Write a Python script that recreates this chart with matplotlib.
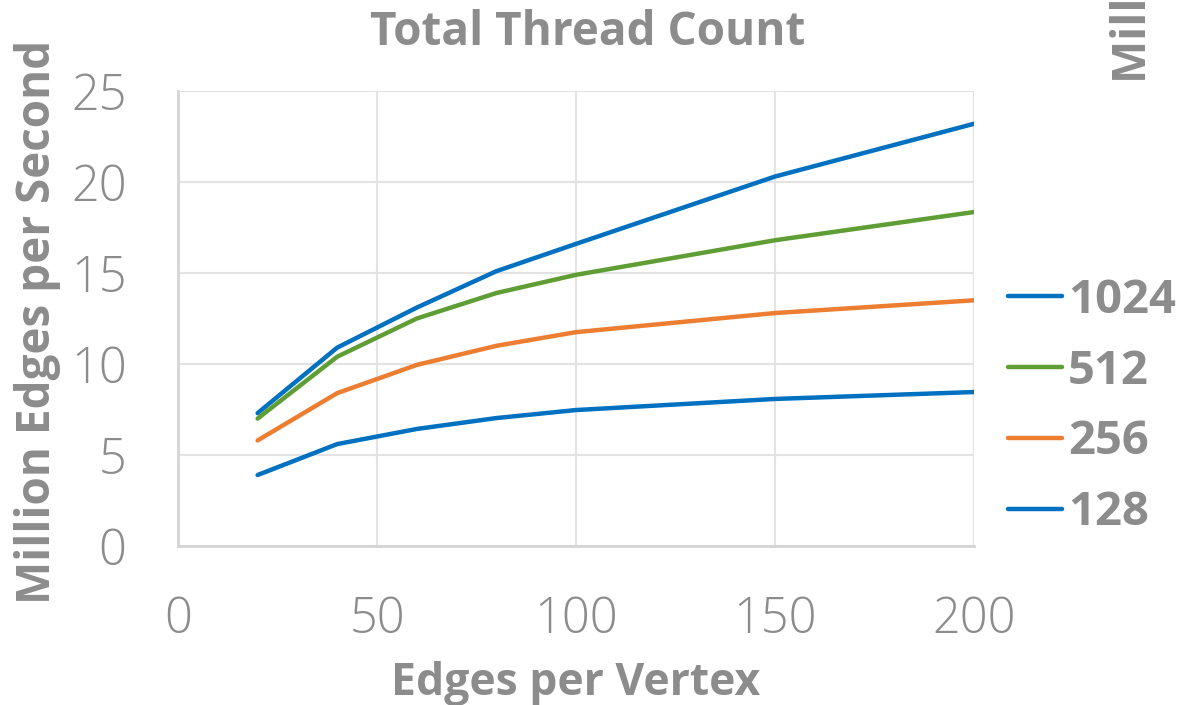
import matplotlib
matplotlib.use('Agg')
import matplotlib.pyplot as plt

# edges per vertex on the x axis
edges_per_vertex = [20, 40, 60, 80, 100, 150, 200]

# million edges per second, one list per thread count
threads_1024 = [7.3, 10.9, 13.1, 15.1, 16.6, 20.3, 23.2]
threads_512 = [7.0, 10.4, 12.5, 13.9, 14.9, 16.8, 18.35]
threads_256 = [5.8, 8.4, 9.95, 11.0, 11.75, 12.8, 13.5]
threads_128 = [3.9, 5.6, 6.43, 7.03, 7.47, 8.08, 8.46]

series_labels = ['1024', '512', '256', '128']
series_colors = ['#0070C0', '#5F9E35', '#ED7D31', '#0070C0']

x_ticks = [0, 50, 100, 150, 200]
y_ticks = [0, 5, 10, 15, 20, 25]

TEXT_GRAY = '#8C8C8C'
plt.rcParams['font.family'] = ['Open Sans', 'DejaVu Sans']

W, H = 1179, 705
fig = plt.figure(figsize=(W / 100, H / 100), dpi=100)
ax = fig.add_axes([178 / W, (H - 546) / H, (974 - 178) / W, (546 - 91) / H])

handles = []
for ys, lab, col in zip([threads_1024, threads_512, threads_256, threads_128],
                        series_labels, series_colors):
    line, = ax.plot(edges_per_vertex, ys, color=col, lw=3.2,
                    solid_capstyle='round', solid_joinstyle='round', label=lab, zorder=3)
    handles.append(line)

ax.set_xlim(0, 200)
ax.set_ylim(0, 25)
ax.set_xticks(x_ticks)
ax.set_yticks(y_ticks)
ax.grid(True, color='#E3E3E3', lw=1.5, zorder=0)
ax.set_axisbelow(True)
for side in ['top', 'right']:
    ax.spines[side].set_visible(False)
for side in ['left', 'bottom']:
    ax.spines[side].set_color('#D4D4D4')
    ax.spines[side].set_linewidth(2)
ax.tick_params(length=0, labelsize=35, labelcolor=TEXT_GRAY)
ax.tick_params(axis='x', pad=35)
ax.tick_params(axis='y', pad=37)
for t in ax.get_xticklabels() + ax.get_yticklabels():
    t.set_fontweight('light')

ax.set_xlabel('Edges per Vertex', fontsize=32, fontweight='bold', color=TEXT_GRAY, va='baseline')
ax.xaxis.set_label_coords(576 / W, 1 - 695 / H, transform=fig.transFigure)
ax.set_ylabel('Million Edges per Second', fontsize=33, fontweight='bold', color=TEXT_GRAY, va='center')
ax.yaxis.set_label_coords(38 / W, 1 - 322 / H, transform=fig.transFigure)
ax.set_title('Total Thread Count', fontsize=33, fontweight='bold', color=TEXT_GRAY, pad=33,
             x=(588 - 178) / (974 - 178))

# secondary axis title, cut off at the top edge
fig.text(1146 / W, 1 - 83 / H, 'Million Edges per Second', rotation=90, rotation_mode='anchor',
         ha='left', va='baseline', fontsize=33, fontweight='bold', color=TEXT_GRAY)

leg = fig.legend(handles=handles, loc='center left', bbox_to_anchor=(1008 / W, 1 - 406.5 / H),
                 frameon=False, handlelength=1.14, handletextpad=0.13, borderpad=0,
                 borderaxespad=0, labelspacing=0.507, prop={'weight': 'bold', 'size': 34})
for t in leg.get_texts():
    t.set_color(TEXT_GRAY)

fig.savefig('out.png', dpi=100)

= = =

Quote, please, every line of the material above from its start through the line that has "y_ticks = [0, 5, 10, 15, 20, 25]", reproducing the words exactly and dropping any images.

Write a Python script that recreates this chart with matplotlib.
import matplotlib
matplotlib.use('Agg')
import matplotlib.pyplot as plt

# edges per vertex on the x axis
edges_per_vertex = [20, 40, 60, 80, 100, 150, 200]

# million edges per second, one list per thread count
threads_1024 = [7.3, 10.9, 13.1, 15.1, 16.6, 20.3, 23.2]
threads_512 = [7.0, 10.4, 12.5, 13.9, 14.9, 16.8, 18.35]
threads_256 = [5.8, 8.4, 9.95, 11.0, 11.75, 12.8, 13.5]
threads_128 = [3.9, 5.6, 6.43, 7.03, 7.47, 8.08, 8.46]

series_labels = ['1024', '512', '256', '128']
series_colors = ['#0070C0', '#5F9E35', '#ED7D31', '#0070C0']

x_ticks = [0, 50, 100, 150, 200]
y_ticks = [0, 5, 10, 15, 20, 25]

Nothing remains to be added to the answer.